Word for word, quote all of the material, omitting the pictures.

→ GIVEN MATERIAL
——

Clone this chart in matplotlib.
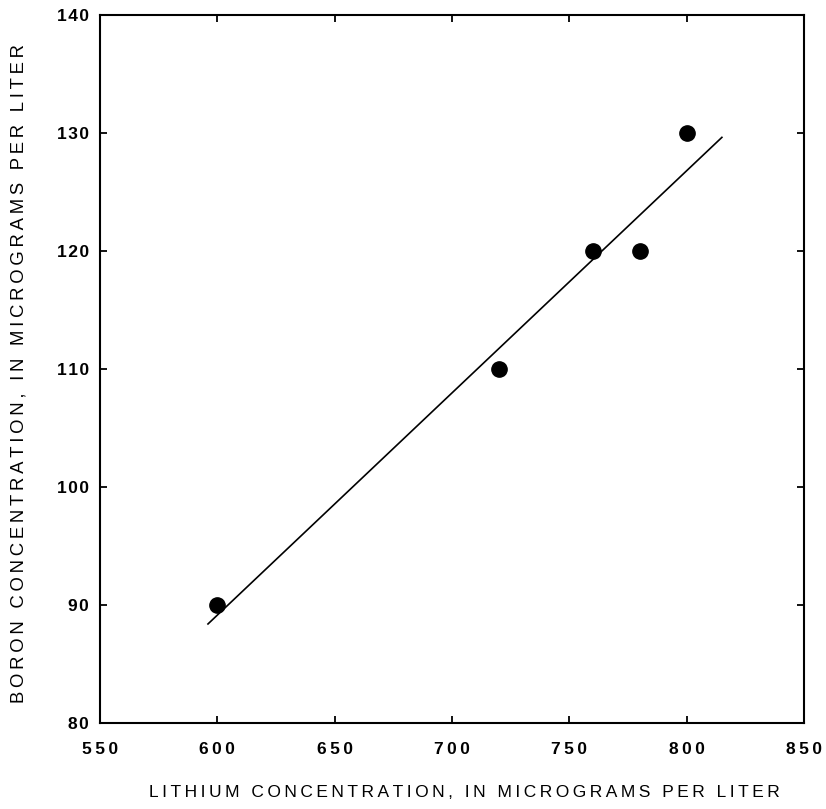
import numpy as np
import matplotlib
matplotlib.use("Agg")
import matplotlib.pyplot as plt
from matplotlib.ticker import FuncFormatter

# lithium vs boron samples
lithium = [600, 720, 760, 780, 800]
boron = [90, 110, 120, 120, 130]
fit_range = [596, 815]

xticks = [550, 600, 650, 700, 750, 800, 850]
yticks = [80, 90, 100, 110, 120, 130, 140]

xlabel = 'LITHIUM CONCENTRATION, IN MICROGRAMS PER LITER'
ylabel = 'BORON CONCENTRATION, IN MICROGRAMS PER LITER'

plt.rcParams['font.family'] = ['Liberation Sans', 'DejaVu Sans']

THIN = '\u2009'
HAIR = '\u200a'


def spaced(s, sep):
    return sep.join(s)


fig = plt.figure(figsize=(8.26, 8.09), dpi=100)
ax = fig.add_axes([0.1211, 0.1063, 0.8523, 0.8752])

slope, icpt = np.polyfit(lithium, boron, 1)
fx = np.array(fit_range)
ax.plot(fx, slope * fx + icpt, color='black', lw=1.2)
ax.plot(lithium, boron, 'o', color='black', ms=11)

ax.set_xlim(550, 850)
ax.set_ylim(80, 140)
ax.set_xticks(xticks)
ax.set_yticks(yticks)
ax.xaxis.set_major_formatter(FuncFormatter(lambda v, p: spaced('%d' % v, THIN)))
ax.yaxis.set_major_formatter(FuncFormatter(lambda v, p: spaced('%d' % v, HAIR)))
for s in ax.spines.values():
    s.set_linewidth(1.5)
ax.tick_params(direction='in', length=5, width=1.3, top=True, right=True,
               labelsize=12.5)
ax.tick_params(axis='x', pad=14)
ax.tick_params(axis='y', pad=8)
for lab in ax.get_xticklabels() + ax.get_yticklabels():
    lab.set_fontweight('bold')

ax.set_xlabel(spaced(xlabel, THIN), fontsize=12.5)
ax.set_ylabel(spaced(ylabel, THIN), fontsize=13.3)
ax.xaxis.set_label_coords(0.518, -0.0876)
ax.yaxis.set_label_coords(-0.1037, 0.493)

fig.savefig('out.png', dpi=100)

——

→ SOLUTION
Clone this chart in matplotlib.
import numpy as np
import matplotlib
matplotlib.use("Agg")
import matplotlib.pyplot as plt
from matplotlib.ticker import FuncFormatter

# lithium vs boron samples
lithium = [600, 720, 760, 780, 800]
boron = [90, 110, 120, 120, 130]
fit_range = [596, 815]

xticks = [550, 600, 650, 700, 750, 800, 850]
yticks = [80, 90, 100, 110, 120, 130, 140]

xlabel = 'LITHIUM CONCENTRATION, IN MICROGRAMS PER LITER'
ylabel = 'BORON CONCENTRATION, IN MICROGRAMS PER LITER'

plt.rcParams['font.family'] = ['Liberation Sans', 'DejaVu Sans']

THIN = '\u2009'
HAIR = '\u200a'


def spaced(s, sep):
    return sep.join(s)


fig = plt.figure(figsize=(8.26, 8.09), dpi=100)
ax = fig.add_axes([0.1211, 0.1063, 0.8523, 0.8752])

slope, icpt = np.polyfit(lithium, boron, 1)
fx = np.array(fit_range)
ax.plot(fx, slope * fx + icpt, color='black', lw=1.2)
ax.plot(lithium, boron, 'o', color='black', ms=11)

ax.set_xlim(550, 850)
ax.set_ylim(80, 140)
ax.set_xticks(xticks)
ax.set_yticks(yticks)
ax.xaxis.set_major_formatter(FuncFormatter(lambda v, p: spaced('%d' % v, THIN)))
ax.yaxis.set_major_formatter(FuncFormatter(lambda v, p: spaced('%d' % v, HAIR)))
for s in ax.spines.values():
    s.set_linewidth(1.5)
ax.tick_params(direction='in', length=5, width=1.3, top=True, right=True,
               labelsize=12.5)
ax.tick_params(axis='x', pad=14)
ax.tick_params(axis='y', pad=8)
for lab in ax.get_xticklabels() + ax.get_yticklabels():
    lab.set_fontweight('bold')

ax.set_xlabel(spaced(xlabel, THIN), fontsize=12.5)
ax.set_ylabel(spaced(ylabel, THIN), fontsize=13.3)
ax.xaxis.set_label_coords(0.518, -0.0876)
ax.yaxis.set_label_coords(-0.1037, 0.493)

fig.savefig('out.png', dpi=100)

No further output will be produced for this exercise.